▸ Given task: Copy each line of the material below that includes the string "this".

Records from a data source
%%
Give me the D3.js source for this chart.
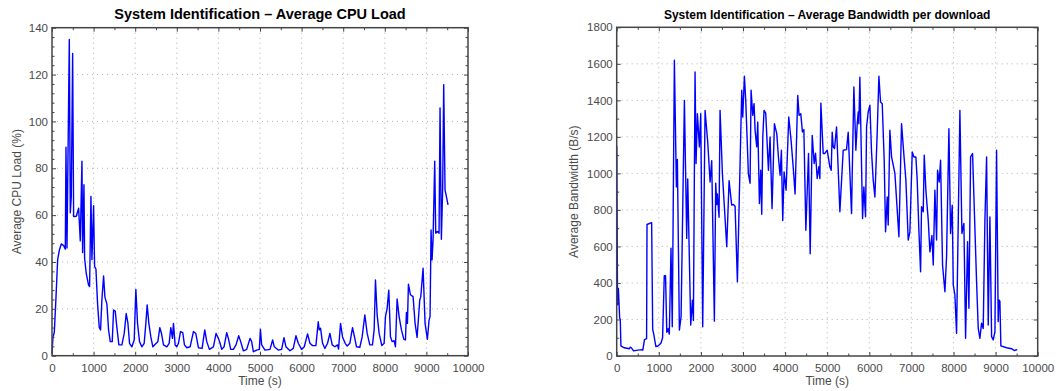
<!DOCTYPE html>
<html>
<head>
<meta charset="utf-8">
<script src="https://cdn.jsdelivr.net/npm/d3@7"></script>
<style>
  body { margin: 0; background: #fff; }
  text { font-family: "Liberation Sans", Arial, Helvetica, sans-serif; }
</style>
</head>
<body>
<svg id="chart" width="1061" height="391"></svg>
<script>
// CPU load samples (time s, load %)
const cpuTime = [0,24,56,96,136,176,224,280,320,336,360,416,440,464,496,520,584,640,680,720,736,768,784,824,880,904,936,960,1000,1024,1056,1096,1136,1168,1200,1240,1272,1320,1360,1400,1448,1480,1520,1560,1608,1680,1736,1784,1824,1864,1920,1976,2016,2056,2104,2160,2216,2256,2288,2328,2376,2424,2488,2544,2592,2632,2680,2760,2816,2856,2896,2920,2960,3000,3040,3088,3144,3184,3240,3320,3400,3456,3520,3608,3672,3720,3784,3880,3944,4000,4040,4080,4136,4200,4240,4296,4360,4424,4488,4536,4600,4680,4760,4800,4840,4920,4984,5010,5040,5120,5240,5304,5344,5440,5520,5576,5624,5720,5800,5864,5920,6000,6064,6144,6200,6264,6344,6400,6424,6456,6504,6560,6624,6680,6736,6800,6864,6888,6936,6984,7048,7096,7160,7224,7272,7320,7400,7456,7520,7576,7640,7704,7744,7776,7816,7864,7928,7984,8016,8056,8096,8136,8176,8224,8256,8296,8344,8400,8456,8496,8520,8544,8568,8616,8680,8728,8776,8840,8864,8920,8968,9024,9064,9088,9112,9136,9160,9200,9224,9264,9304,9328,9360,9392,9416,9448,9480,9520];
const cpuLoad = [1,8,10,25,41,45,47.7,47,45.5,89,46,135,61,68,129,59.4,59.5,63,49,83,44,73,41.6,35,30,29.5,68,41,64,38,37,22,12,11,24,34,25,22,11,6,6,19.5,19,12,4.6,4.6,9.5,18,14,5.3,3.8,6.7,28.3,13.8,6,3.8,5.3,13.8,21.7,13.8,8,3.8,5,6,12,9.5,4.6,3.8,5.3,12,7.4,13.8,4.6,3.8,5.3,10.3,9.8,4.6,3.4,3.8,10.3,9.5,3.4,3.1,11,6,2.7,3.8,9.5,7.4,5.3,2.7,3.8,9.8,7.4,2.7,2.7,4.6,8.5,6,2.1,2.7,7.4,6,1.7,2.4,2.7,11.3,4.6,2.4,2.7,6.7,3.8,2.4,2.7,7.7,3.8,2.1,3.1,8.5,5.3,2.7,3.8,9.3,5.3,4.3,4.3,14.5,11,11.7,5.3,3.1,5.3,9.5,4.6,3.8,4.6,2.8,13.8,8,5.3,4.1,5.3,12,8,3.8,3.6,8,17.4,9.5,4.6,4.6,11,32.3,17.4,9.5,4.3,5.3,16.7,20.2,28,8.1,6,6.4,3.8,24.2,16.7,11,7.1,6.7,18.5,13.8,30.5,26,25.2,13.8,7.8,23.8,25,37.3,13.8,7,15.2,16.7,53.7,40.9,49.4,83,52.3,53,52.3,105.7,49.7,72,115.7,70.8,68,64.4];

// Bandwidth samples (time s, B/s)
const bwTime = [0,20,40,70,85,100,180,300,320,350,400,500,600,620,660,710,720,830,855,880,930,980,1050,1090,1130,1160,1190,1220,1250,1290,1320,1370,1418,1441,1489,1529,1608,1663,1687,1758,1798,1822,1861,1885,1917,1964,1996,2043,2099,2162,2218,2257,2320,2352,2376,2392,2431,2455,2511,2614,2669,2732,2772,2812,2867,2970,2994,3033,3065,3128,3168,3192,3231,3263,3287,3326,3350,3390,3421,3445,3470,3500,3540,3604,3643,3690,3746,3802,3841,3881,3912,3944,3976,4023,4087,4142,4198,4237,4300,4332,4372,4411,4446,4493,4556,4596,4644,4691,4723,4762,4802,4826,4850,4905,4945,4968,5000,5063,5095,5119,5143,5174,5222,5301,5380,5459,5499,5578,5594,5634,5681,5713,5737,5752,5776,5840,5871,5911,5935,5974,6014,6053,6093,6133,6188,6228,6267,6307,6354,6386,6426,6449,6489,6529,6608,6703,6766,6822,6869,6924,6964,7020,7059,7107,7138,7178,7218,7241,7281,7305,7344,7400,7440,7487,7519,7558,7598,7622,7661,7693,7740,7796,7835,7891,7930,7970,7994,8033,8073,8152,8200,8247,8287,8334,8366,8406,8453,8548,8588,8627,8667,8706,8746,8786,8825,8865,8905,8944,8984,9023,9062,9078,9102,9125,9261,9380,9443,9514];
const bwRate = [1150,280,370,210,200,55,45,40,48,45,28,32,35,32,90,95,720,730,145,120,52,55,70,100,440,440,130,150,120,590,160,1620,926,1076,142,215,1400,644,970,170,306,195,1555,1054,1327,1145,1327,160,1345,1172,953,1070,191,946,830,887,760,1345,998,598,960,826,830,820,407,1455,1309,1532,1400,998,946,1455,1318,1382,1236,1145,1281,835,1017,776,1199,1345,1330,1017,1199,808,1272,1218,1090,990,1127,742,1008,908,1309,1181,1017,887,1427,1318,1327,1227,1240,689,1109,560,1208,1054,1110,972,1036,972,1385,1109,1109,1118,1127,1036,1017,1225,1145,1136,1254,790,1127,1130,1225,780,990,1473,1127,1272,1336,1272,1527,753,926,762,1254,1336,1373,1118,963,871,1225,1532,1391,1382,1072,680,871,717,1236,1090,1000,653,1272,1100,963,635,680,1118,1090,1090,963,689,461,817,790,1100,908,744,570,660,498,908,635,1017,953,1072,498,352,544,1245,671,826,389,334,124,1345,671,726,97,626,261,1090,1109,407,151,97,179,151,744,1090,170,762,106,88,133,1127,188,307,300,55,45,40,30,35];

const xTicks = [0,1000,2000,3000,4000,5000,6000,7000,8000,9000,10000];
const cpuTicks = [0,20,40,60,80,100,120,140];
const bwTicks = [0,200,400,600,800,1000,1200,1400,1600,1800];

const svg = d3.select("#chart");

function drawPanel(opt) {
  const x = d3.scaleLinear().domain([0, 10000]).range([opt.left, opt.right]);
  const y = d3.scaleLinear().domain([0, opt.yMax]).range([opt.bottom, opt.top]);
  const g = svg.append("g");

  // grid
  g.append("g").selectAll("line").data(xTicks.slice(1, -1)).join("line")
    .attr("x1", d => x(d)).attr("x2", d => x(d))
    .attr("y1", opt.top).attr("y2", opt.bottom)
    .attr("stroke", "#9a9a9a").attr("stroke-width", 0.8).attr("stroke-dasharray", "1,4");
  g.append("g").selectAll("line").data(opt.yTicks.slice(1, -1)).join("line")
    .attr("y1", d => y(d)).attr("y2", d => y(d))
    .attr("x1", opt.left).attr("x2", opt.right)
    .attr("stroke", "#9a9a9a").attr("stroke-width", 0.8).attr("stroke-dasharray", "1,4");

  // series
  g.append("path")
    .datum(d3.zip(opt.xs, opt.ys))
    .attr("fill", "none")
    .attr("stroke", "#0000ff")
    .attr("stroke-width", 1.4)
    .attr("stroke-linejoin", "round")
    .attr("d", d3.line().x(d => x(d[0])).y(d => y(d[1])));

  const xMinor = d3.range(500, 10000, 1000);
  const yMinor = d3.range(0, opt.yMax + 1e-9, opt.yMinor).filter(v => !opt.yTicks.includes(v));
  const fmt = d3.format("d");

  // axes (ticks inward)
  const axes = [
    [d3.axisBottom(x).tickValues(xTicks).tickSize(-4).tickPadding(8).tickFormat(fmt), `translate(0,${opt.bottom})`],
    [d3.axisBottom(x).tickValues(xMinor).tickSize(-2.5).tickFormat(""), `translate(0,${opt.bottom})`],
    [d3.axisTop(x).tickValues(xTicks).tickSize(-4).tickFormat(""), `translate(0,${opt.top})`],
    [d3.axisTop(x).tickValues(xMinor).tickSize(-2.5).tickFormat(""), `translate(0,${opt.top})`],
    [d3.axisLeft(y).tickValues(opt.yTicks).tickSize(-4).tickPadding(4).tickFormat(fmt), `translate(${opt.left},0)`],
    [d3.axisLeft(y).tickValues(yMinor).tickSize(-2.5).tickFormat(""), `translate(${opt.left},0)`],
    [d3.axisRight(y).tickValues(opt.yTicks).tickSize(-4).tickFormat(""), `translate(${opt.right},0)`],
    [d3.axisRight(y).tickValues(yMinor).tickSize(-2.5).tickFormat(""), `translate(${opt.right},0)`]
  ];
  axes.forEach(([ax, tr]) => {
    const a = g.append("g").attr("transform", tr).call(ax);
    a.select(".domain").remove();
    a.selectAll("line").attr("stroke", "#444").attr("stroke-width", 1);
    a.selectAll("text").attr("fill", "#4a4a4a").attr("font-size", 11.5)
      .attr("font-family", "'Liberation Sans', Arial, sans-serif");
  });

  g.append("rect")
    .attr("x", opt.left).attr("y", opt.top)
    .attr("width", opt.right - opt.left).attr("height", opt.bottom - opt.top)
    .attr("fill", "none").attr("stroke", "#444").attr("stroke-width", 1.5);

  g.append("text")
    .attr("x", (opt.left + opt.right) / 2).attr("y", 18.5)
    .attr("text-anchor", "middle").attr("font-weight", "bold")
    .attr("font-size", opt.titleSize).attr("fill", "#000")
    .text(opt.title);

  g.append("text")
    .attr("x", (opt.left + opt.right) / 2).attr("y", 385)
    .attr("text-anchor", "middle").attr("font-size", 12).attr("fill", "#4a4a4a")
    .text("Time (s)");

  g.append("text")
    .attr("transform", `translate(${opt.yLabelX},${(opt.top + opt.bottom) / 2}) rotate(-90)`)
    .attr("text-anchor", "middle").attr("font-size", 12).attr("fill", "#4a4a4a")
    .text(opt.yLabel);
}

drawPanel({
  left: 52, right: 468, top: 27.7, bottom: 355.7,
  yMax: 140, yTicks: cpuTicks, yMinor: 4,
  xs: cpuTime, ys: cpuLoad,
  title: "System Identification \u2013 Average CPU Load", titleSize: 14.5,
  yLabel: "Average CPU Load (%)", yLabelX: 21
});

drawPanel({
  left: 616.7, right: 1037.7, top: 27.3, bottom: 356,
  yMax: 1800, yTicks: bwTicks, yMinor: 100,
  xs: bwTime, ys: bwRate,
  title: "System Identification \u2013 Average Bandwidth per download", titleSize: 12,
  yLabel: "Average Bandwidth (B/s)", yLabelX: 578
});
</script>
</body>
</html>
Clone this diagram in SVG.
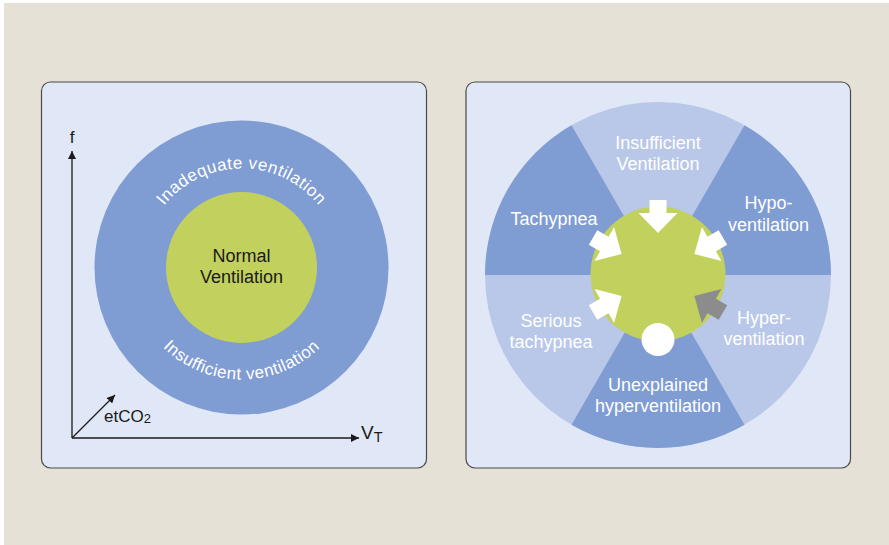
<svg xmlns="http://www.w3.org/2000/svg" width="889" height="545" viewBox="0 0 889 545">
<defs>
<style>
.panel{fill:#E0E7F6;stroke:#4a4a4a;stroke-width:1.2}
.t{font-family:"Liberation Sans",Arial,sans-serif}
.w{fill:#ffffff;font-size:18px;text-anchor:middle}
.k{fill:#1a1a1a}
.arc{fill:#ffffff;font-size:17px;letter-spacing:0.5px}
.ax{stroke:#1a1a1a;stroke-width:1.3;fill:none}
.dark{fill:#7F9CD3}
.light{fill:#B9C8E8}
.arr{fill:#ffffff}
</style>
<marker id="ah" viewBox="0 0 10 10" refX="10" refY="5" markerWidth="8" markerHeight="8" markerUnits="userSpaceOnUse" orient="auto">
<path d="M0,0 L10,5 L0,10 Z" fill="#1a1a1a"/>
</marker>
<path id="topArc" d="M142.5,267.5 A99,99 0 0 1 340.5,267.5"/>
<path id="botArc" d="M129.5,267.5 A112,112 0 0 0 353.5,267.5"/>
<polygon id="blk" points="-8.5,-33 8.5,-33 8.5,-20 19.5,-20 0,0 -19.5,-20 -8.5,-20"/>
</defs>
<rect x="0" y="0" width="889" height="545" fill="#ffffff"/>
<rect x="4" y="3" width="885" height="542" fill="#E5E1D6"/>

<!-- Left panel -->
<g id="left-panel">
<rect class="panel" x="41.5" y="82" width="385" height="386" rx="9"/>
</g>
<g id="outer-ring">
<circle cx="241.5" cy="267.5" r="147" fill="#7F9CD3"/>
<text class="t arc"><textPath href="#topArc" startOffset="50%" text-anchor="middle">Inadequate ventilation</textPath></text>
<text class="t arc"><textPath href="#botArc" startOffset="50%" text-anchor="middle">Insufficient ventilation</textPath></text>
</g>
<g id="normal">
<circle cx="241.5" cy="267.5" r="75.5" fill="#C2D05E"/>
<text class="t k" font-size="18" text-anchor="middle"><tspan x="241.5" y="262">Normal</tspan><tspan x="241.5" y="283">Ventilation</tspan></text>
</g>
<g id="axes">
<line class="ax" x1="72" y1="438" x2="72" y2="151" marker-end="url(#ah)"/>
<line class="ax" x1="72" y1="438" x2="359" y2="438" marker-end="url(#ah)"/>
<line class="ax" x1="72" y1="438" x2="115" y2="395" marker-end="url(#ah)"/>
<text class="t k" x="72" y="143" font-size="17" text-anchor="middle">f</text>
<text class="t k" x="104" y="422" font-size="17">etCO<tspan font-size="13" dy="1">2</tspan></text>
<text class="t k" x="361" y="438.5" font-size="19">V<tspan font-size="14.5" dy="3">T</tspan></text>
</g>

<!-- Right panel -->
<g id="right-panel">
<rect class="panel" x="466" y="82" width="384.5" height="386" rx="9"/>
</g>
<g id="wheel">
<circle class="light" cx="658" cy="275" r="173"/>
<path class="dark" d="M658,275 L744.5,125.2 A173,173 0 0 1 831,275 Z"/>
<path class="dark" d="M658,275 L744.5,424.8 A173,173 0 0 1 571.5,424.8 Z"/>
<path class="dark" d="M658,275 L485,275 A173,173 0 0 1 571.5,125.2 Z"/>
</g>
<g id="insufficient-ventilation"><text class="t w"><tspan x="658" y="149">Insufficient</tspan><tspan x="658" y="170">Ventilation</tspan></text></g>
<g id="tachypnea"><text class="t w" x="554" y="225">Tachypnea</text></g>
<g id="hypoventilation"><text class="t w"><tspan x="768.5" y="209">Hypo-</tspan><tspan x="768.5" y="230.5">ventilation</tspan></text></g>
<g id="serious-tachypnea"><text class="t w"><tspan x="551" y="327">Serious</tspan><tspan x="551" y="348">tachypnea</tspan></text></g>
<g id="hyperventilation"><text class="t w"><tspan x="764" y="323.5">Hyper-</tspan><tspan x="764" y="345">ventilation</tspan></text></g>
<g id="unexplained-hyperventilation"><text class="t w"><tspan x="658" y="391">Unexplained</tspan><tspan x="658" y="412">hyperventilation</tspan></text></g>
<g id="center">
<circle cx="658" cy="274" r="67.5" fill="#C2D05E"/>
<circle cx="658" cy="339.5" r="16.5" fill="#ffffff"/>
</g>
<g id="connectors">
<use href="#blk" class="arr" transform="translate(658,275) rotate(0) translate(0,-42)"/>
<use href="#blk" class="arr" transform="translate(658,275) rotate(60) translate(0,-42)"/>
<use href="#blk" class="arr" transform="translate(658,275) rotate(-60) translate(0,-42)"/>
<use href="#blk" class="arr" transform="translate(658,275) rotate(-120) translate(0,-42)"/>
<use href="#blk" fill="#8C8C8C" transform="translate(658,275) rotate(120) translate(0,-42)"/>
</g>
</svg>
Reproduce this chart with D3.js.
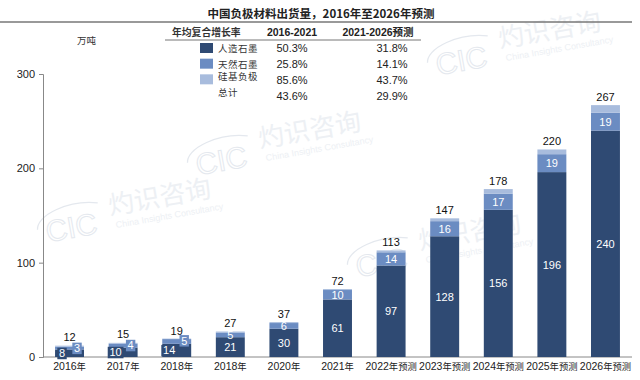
%%
▸ Answer in full:
Give me the D3.js source for this chart.
Clone this diagram in SVG.
Reproduce this chart with D3.js.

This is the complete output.